Bidenomics: Electric Dreams Turn to Financial Nightmares for Ford

Written by Thomas Clarkson.

Ford Motor Company has hit a rough patch with its electric vehicle (EV) division, revealing staggering losses that highlight the challenges facing the auto industry’s shift towards electrification. In a striking disclosure, Ford announced a loss of over $100,000 on each electric vehicle sold in the first quarter of this year. This eye-watering figure stems from a total loss of $1.3 billion in its EV sector, as reported by CNN. The losses have accelerated, with Ford now anticipating a $5 billion shortfall for the year, up from last year’s $4.7 billion. The downturn is aggravated by a 20% slump in sales volume and forced price reductions amid tepid demand across the industry.

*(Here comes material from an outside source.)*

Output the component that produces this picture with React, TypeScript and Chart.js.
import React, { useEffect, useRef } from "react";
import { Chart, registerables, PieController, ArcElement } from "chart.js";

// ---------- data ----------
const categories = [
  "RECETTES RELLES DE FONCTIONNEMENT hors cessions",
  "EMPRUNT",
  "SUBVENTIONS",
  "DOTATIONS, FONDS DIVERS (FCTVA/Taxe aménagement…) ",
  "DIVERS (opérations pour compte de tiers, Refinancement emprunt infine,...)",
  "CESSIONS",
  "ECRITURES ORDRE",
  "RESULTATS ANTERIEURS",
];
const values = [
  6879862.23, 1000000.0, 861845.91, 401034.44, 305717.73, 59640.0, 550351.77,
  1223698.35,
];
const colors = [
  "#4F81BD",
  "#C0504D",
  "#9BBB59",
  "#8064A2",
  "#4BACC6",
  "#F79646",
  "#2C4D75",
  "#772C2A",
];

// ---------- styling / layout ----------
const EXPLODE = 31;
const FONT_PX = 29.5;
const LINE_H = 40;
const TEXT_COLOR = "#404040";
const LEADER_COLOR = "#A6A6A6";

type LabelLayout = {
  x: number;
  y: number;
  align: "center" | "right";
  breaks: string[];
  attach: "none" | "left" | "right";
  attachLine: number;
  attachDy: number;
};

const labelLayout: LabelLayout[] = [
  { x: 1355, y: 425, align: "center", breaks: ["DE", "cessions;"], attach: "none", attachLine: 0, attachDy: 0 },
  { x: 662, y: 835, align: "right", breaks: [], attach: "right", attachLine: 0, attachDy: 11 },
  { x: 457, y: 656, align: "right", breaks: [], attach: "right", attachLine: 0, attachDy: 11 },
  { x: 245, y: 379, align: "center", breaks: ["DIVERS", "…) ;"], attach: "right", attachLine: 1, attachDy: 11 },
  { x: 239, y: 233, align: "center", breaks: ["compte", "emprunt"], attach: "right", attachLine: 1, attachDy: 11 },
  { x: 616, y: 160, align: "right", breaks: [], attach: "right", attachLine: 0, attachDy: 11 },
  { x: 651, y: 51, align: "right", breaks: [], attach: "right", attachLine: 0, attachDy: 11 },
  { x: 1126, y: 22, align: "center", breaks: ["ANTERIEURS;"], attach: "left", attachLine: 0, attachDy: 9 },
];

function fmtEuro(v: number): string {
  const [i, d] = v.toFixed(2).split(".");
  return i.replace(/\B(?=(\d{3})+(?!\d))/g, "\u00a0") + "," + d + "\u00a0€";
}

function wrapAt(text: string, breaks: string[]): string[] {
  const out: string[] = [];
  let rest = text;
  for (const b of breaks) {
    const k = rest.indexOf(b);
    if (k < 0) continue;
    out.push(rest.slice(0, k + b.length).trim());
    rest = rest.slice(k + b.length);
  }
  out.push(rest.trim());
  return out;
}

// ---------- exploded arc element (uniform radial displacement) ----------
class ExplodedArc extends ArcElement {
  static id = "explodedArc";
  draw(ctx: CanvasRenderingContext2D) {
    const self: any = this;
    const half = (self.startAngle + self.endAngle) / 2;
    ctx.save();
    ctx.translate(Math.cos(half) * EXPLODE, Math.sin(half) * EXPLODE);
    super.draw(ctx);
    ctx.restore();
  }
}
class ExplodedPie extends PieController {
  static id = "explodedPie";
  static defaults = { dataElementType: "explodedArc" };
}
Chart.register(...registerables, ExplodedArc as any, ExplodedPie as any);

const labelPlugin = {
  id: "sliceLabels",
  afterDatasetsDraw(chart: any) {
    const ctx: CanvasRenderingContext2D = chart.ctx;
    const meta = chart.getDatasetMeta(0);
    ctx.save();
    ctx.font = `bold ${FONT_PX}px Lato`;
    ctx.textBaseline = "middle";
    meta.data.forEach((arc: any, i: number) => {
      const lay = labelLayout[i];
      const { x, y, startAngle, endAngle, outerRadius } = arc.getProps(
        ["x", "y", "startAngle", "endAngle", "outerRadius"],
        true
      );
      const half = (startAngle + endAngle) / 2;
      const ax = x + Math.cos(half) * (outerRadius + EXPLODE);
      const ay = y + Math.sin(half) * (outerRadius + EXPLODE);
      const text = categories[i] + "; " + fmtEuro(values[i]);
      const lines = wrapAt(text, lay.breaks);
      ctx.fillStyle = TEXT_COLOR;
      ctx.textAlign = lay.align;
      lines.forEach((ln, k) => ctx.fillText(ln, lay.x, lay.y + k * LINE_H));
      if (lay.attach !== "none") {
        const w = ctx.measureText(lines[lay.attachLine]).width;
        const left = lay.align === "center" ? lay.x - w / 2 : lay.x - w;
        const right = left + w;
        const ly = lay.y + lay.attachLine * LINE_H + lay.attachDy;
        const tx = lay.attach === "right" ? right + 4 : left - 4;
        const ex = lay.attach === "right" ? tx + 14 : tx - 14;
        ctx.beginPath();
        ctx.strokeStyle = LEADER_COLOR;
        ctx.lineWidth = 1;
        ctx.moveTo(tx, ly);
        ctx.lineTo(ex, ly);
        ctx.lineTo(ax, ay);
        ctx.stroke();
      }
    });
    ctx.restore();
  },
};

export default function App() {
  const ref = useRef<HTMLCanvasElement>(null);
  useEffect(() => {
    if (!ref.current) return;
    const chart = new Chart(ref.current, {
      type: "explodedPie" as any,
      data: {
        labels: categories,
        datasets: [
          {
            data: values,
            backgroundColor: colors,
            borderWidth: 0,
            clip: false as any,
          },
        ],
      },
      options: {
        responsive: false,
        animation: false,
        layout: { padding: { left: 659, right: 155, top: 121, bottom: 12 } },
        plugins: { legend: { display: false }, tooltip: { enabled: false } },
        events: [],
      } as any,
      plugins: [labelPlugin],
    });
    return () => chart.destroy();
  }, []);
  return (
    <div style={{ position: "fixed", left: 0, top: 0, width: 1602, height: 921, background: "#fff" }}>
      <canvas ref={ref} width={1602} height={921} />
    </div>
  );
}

The reaction to these numbers has been swift and severe. Businessman Andrew Puzder criticized the push for EVs on social media, stating, “Americans don’t want EVs at levels Biden’s climate hysteria require… Ford’s EV Q1 losses soared to $1.3 billion — a ridiculous $132,000 per EV sold. All Ford’s profits came from combustion engine vehicle sales. Collectivist policies destroy prosperity.” This sentiment reflects a broader skepticism about the current market readiness and consumer appetite for electric vehicles, suggesting a mismatch between government aspirations and consumer reality.

Market Misjudgments and Consumer Reluctance

The automotive industry’s enthusiastic leap into electric vehicles has faced a reality check, according to analysts and consumer feedback. Sam Abuelsamid, a principal analyst at Guidehouse Insights, commented to The New York Times on the industry’s haste and missteps: “Many companies rushed in too fast with E.V.s that were too expensive and there was not as much of a market for them as they thought.” This has made selling these vehicles particularly challenging, prompting some companies to scale back or altogether cancel their ambitious plans for an all-electric future.

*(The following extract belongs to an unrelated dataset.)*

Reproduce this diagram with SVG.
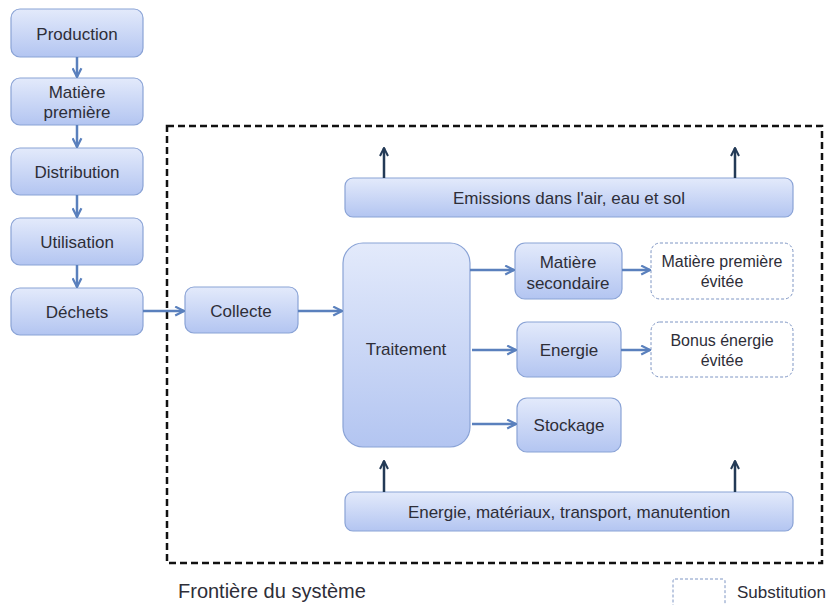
<svg xmlns="http://www.w3.org/2000/svg" width="830" height="605" viewBox="0 0 830 605">
<defs>
<linearGradient id="g" x1="0" y1="0" x2="0" y2="1">
<stop offset="0" stop-color="#e3eafb"/>
<stop offset="1" stop-color="#b3c5f1"/>
</linearGradient>
<marker id="ab" viewBox="0 0 10 10" refX="9" refY="5" markerWidth="11" markerHeight="11" markerUnits="userSpaceOnUse" orient="auto">
<path d="M1,1 L9,5 L1,9" fill="none" stroke="#5a80bd" stroke-width="2"/>
</marker>
<marker id="ad" viewBox="0 0 10 10" refX="9" refY="5" markerWidth="10" markerHeight="10" markerUnits="userSpaceOnUse" orient="auto">
<path d="M1,1 L9,5 L1,9" fill="none" stroke="#233a56" stroke-width="2"/>
</marker>
</defs>
<style>
.n{fill:url(#g);stroke:#8aa3d6;stroke-width:1.2}
.s{fill:#fff;stroke:#7f96c4;stroke-width:1;stroke-dasharray:3,2}
.t{font-family:"Liberation Sans",Arial,sans-serif;font-size:17px;fill:#2e2e38;text-anchor:middle}
.ts{font-family:"Liberation Sans",Arial,sans-serif;font-size:16px;fill:#2e2e38;text-anchor:middle}
.cb{stroke:#5a80bd;stroke-width:2.5;fill:none;marker-end:url(#ab)}
.cd{stroke:#233a56;stroke-width:2.5;fill:none;marker-end:url(#ad)}
</style>
<rect x="167" y="126" width="655" height="437" fill="none" stroke="#111" stroke-width="2.5" stroke-dasharray="7,4"/>
<g id="production"><rect class="n" x="11" y="9" width="132" height="48" rx="9"/><text class="t" x="77" y="40">Production</text></g>
<g id="matiere-premiere"><rect class="n" x="11" y="78" width="132" height="47" rx="9"/><text class="t" x="77" y="98">Matière</text><text class="t" x="77" y="118">première</text></g>
<g id="distribution"><rect class="n" x="11" y="148" width="132" height="47" rx="9"/><text class="t" x="77" y="178">Distribution</text></g>
<g id="utilisation"><rect class="n" x="11" y="218" width="132" height="47" rx="9"/><text class="t" x="77" y="248">Utilisation</text></g>
<g id="dechets"><rect class="n" x="11" y="288" width="132" height="47" rx="9"/><text class="t" x="77" y="318">Déchets</text></g>
<g id="collecte"><rect class="n" x="185" y="287" width="113" height="46" rx="9"/><text class="t" x="241" y="317">Collecte</text></g>
<g id="emissions"><rect class="n" x="345" y="178" width="448" height="39" rx="8"/><text class="t" x="569" y="204">Emissions dans l'air, eau et sol</text></g>
<g id="traitement"><rect class="n" x="343" y="243" width="127" height="204" rx="20"/><text class="t" x="406" y="355">Traitement</text></g>
<g id="matiere-secondaire"><rect class="n" x="515" y="243" width="107" height="56" rx="10"/><text class="t" x="568" y="268">Matière</text><text class="t" x="568" y="289">secondaire</text></g>
<g id="energie"><rect class="n" x="517" y="322" width="104" height="55" rx="10"/><text class="t" x="569" y="356">Energie</text></g>
<g id="stockage"><rect class="n" x="517" y="398" width="104" height="54" rx="10"/><text class="t" x="569" y="431">Stockage</text></g>
<g id="matiere-evitee"><rect class="s" x="651" y="243" width="142" height="56" rx="9"/><text class="ts" x="722" y="267">Matière première</text><text class="ts" x="722" y="287">évitée</text></g>
<g id="bonus-energie"><rect class="s" x="651" y="322" width="142" height="55" rx="9"/><text class="ts" x="722" y="346">Bonus énergie</text><text class="ts" x="722" y="366">évitée</text></g>
<g id="intrants"><rect class="n" x="345" y="492" width="448" height="39" rx="8"/><text class="t" x="569" y="518">Energie, matériaux, transport, manutention</text></g>
<g id="connectors">
<line class="cb" x1="77" y1="57" x2="77" y2="77"/>
<line class="cb" x1="77" y1="125" x2="77" y2="147"/>
<line class="cb" x1="77" y1="195" x2="77" y2="217"/>
<line class="cb" x1="77" y1="265" x2="77" y2="287"/>
<line class="cb" x1="143" y1="311" x2="184" y2="311"/>
<line class="cb" x1="298" y1="311" x2="342" y2="311"/>
<line class="cb" x1="470" y1="270" x2="514" y2="270"/>
<line class="cb" x1="472" y1="350" x2="516" y2="350"/>
<line class="cb" x1="472" y1="424" x2="516" y2="424"/>
<line class="cb" x1="622" y1="270" x2="650" y2="270"/>
<line class="cb" x1="621" y1="350" x2="650" y2="350"/>
<line class="cd" x1="384" y1="178" x2="384" y2="148"/>
<line class="cd" x1="735" y1="178" x2="735" y2="148"/>
<line class="cd" x1="384" y1="492" x2="384" y2="461"/>
<line class="cd" x1="735" y1="492" x2="735" y2="461"/>
</g>
<text x="178" y="598" font-family="'Liberation Sans',Arial,sans-serif" font-size="20" fill="#2e2e38">Frontière du système</text>
<g id="legende"><rect class="s" x="673" y="579" width="52" height="30" rx="2"/><text x="737" y="598" font-family="'Liberation Sans',Arial,sans-serif" font-size="17" fill="#2e2e38">Substitution</text></g>
</svg>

Consumer dissatisfaction has been vocal and widespread, focusing on several critical areas: high costs, questionable reliability, sparse charging infrastructure, lengthy charging times, and poor performance in cold weather. These grievances have led to plummeting demand, forcing Ford and others to rethink their strategies. Earlier this month, Ford announced it would delay the production of two new electric models, shifting focus towards more hybrid vehicles to better align with current market demands and consumer preferences.

Our Take

Ford’s financial woes in the electric vehicle market serve as a stark reminder of the precarious balance between innovation and consumer demand. The push towards a fully electrified automotive future, heavily influenced by political agendas, has not yet aligned with market realities or consumer desires. This misalignment has led to significant financial losses and strategic backpedaling by industry giants like Ford. As the market continues to react, it will be crucial for policymakers to recognize and adapt to the practical limitations and preferences of consumers, rather than forging ahead with well-intended but premature mandates. Ensuring a smoother transition to electric vehicles will require a more calculated approach that includes substantial improvements in vehicle affordability, reliability, and infrastructure development.